Web Document Analysis 2005
Friday, July 22, 2005

Workshop Outline
Now that we have reviewed the submitted papers, we can provide some description of how the workshop is going to be structured. We will be posting a detailed schedule on this blog in the near future. The workshop will include:

• Introduction by Ethan and Matt,
• Invited talk by Dan Lopresti,
• 6 papers on Web Document Analysis,
• Discussion session.

We also hope to include some social event either lunch or dinner.

Our intention was to have the registration information up today.
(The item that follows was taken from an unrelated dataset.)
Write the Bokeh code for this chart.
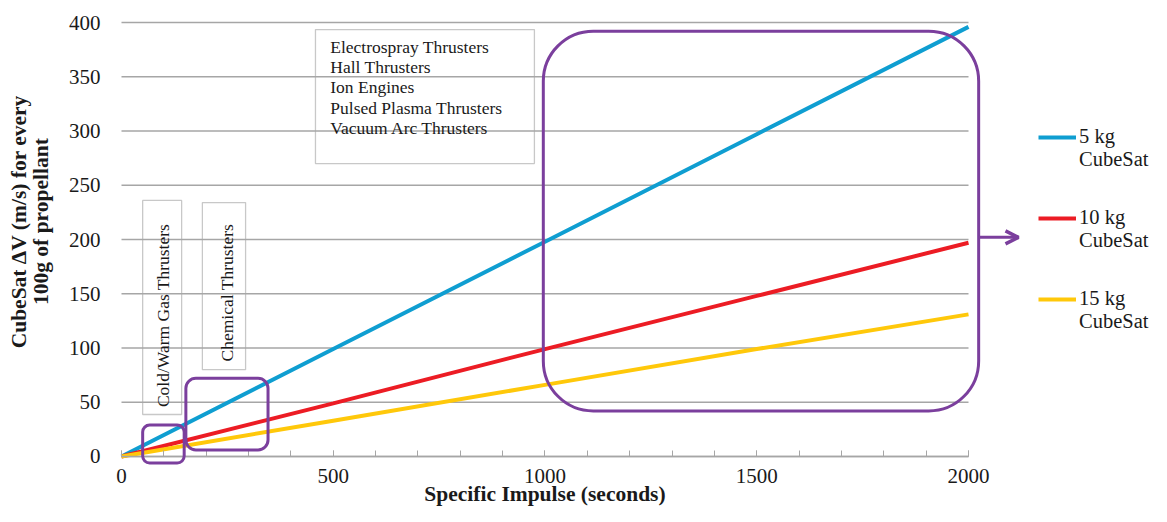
import math
from bokeh.plotting import figure
from bokeh.models import (BoxAnnotation, Label, Legend, LegendItem, Arrow, OpenHead,
                          SingleIntervalTicker, ColumnDataSource)
from bokeh.embed import file_html
from bokeh.resources import INLINE

# ---- data ----
isp = [0, 500, 1000, 1500, 2000]
dv_5kg = [0, 99, 198, 297, 396]
dv_10kg = [0, 49, 99, 148, 197]
dv_15kg = [0, 33, 66, 99, 131]
series_labels = ["5 kg\nCubeSat", "10 kg\nCubeSat", "15 kg\nCubeSat"]
y_ticks = [0, 50, 100, 150, 200, 250, 300, 350, 400]
high_isp_types = ["Electrospray Thrusters", "Hall Thrusters", "Ion Engines",
                  "Pulsed Plasma Thrusters", "Vacuum Arc Thrusters"]
cold_gas_label = "Cold/Warm Gas Thrusters"
chemical_label = "Chemical Thrusters"
x_title = "Specific Impulse (seconds)"
y_title = "CubeSat \u0394V (m/s) for every\n100g of propellant"

FONT = "Liberation Serif"
TXT = "#1a1a1a"
GRID = "#a6a6a6"
PURPLE = "#7b3f9d"
BOXGRAY = "#c8c8c8"
colors = ["#0f9ed1", "#ec1c24", "#ffc80a"]

X_MAX = 2000
Y_MAX = 400
# the frame covers the whole canvas; axes are pinned at 0 so titles, legend and
# the arrow can be placed around the data area
X_VIEW = (-285.7, 2432.1)
Y_VIEW = (-46.1, 420.3)

p = figure(width=1151, height=506, x_range=X_VIEW, y_range=Y_VIEW,
           toolbar_location=None, output_backend="svg", min_border=0)
p.outline_line_color = None
p.background_fill_color = "white"
p.border_fill_color = "white"

# axes pinned at the data origin
p.xaxis.fixed_location = 0
p.xaxis.bounds = (0, X_MAX)
p.xaxis.ticker = SingleIntervalTicker(interval=500, num_minor_ticks=5)
p.xaxis.axis_line_color = GRID
p.xaxis.axis_line_width = 1.3
p.xaxis.major_tick_line_color = GRID
p.xaxis.minor_tick_line_color = GRID
p.xaxis.major_tick_in = 6
p.xaxis.major_tick_out = 0
p.xaxis.minor_tick_in = 6
p.xaxis.minor_tick_out = 0
p.xaxis.major_label_text_font = FONT
p.xaxis.major_label_text_font_size = "21px"
p.xaxis.major_label_text_color = TXT
p.xaxis.major_label_standoff = 13

p.yaxis.fixed_location = 0
p.yaxis.bounds = (0, Y_MAX)
p.yaxis.ticker = SingleIntervalTicker(interval=50, num_minor_ticks=0)
p.yaxis.axis_line_color = None
p.yaxis.major_tick_line_color = None
p.yaxis.minor_tick_line_color = None
p.yaxis.major_label_text_font = FONT
p.yaxis.major_label_text_font_size = "21px"
p.yaxis.major_label_text_color = TXT
p.yaxis.major_label_standoff = 15

p.xgrid.grid_line_color = None
p.ygrid.grid_line_color = None

# horizontal grid lines limited to the data extent
p.segment(x0=[0] * len(y_ticks), x1=[X_MAX] * len(y_ticks), y0=y_ticks, y1=y_ticks,
          line_color=GRID, line_width=1.3)

# axis titles
p.add_layout(Label(x=X_MAX / 2, y=-45.3, text=x_title, text_font=FONT, text_font_size="21.5px",
                   text_font_style="bold", text_color=TXT, text_align="center",
                   text_baseline="bottom"))
p.add_layout(Label(x=-216, y=216.5, text=y_title, angle=math.pi / 2, text_font=FONT,
                   text_font_size="21.5px", text_font_style="bold", text_color=TXT,
                   text_align="center", text_baseline="middle", text_line_height=0.9))

# gray text boxes (drawn above the grid)
for (l, r_, b, t) in [(458, 975, 270, 393.5), (50, 142, 38.7, 236), (191, 293, 80, 234)]:
    p.add_layout(BoxAnnotation(left=l, right=r_, bottom=b, top=t, fill_color="white",
                               fill_alpha=1, line_color=BOXGRAY, line_alpha=1, line_width=1.3,
                               level="underlay"))

p.add_layout(Label(x=493, y=387, text="\n".join(high_isp_types), text_font=FONT,
                   text_font_size="17.5px", text_color=TXT, text_align="left",
                   text_baseline="top", text_line_height=1.015))
p.add_layout(Label(x=97, y=130, text=cold_gas_label, angle=math.pi / 2, text_font=FONT,
                   text_font_size="17.5px", text_color=TXT, text_align="center",
                   text_baseline="middle"))
p.add_layout(Label(x=248, y=151, text=chemical_label, angle=math.pi / 2, text_font=FONT,
                   text_font_size="17.5px", text_color=TXT, text_align="center",
                   text_baseline="middle"))

# series
src = ColumnDataSource(dict(x=isp, a=dv_5kg, b=dv_10kg, c=dv_15kg))
renderers = []
for col, color in zip(["a", "b", "c"], colors):
    r = p.line("x", col, source=src, line_color=color, line_width=4)
    renderers.append(r)

# purple highlight boxes
for (l, r_, b, t, rad) in [(50, 148, -6, 29, 7), (152, 346, 6, 72, 10), (996, 2024, 42, 392, 50)]:
    p.add_layout(BoxAnnotation(left=l, right=r_, bottom=b, top=t, fill_alpha=0,
                               line_color=PURPLE, line_alpha=1, line_width=3, border_radius=rad))

p.add_layout(Arrow(end=OpenHead(line_color=PURPLE, line_width=3.5, size=13),
                   x_start=2024, y_start=202, x_end=2118, y_end=202,
                   line_color=PURPLE, line_width=3))

# legend: a leading blank line keeps the swatch level with the first text line
legend = Legend(items=[LegendItem(label="\n" + lab, renderers=[r])
                       for lab, r in zip(series_labels, renderers)],
                location=(1038, 173), padding=0, spacing=12, glyph_width=38, glyph_height=20,
                label_standoff=3, label_text_font=FONT, label_text_font_size="20.5px",
                label_text_line_height=1.3,
                label_text_color=TXT, border_line_color=None, background_fill_alpha=0,
                margin=0)
p.add_layout(legend)

open("out.html", "w").write(file_html(p, INLINE))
However, we are currently talking with ICDAR and the other workshop chairs to see if we can centralize this process.

For the accepted papers, we require the camera ready version by August the 12th. Please email it to mhurst at intelliseek dot com.
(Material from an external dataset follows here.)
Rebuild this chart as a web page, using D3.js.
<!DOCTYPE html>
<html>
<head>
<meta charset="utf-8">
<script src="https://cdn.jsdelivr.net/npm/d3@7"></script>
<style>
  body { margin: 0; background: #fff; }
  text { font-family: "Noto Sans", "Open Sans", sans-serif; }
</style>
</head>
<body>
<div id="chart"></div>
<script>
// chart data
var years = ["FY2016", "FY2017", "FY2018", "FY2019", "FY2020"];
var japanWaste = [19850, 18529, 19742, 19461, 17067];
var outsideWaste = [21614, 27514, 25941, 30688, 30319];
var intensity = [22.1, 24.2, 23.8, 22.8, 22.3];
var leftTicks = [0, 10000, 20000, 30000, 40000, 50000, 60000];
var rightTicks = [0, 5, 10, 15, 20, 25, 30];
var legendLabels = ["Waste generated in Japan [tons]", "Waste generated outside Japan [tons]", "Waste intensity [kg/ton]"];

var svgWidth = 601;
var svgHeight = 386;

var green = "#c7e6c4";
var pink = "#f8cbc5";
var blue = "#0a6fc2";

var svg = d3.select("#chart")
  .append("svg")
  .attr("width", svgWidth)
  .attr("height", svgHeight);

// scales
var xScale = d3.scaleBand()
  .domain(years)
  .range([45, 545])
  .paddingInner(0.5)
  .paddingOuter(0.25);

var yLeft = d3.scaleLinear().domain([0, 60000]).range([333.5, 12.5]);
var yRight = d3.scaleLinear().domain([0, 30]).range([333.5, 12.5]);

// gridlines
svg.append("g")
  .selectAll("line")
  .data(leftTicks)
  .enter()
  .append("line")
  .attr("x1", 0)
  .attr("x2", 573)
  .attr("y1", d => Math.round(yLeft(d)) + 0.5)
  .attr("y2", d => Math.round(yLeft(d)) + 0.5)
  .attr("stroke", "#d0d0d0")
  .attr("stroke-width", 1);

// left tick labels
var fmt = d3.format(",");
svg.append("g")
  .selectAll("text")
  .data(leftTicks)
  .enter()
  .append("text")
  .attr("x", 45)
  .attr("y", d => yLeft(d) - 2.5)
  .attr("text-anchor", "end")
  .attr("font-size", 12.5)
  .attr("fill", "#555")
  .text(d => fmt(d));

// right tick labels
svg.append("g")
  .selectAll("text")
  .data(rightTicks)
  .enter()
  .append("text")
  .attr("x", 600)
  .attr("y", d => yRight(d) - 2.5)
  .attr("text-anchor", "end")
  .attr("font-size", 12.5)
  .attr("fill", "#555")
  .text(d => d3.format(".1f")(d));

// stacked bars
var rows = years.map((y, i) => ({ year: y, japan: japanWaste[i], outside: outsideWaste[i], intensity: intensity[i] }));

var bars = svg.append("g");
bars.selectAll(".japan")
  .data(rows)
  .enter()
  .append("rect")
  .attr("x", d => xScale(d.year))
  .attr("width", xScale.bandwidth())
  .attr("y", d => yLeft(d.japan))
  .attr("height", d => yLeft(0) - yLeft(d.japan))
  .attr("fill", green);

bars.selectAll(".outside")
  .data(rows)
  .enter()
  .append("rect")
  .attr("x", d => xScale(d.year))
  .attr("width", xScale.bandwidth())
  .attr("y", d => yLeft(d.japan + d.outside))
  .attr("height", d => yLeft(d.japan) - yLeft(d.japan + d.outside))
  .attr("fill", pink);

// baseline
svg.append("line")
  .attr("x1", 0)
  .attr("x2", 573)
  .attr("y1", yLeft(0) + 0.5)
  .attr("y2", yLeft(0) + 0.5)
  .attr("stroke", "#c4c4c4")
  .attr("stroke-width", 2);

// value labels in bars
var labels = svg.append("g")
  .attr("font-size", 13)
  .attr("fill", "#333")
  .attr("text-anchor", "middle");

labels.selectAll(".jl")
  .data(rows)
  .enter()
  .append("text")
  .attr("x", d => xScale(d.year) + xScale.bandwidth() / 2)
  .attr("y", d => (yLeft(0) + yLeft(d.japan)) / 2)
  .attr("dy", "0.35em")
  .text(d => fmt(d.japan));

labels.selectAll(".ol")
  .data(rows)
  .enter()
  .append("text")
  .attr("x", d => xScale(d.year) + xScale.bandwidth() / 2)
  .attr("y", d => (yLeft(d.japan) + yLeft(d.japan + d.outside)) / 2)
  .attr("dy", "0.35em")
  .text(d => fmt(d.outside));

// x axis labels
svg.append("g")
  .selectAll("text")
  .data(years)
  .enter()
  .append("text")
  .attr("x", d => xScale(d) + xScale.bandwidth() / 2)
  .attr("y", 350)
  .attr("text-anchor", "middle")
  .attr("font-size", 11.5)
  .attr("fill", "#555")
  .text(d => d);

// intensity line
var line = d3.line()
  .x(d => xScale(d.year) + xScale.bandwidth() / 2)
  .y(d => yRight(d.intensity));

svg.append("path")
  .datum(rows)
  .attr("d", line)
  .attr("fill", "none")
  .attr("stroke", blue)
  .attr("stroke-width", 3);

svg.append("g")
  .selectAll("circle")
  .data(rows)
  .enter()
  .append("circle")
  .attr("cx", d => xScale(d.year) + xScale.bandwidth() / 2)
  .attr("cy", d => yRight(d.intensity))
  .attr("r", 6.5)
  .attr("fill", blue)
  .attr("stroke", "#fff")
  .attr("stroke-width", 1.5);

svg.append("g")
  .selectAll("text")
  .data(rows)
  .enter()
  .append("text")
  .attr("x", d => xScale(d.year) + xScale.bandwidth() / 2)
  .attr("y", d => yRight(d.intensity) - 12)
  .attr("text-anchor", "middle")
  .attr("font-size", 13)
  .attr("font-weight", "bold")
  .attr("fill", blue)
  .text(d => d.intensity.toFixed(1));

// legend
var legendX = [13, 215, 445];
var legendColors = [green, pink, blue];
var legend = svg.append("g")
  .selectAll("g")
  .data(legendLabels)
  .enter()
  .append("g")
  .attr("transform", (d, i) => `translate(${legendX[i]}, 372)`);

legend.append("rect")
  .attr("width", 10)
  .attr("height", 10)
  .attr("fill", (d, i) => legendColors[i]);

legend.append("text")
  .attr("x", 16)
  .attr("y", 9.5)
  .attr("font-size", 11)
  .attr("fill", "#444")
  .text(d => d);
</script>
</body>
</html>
The papers that have been selected are as follows:

Indexing the Blogosphere One Post at a Time

Natalie Glance (Intelliseek Applied Research Center)

In order to perform analysis over weblogs, we must first identify the appropriate unit of a weblog that corresponds to a document. We argue in the paper that, for weblogs, the correct unit is the weblog post. A weblog post is a structured document with the following fields: date, timestamp, title, content, permalink and author. We present our approach for segmenting weblogs into posts, which breaks down into several steps: (1) automatic feed discovery; (2) feed-guided segmentation, using the weblog feed and HTML; and (3) model-based weblog segementation.

Link-Based Clustering for Finding Subrelevant Web Pages

Tomonari Masada (National Institute of Informatics),
Atsuhiro Takasu (National Institute of Informatics),
Jun Adachi (National Institute of Informatics)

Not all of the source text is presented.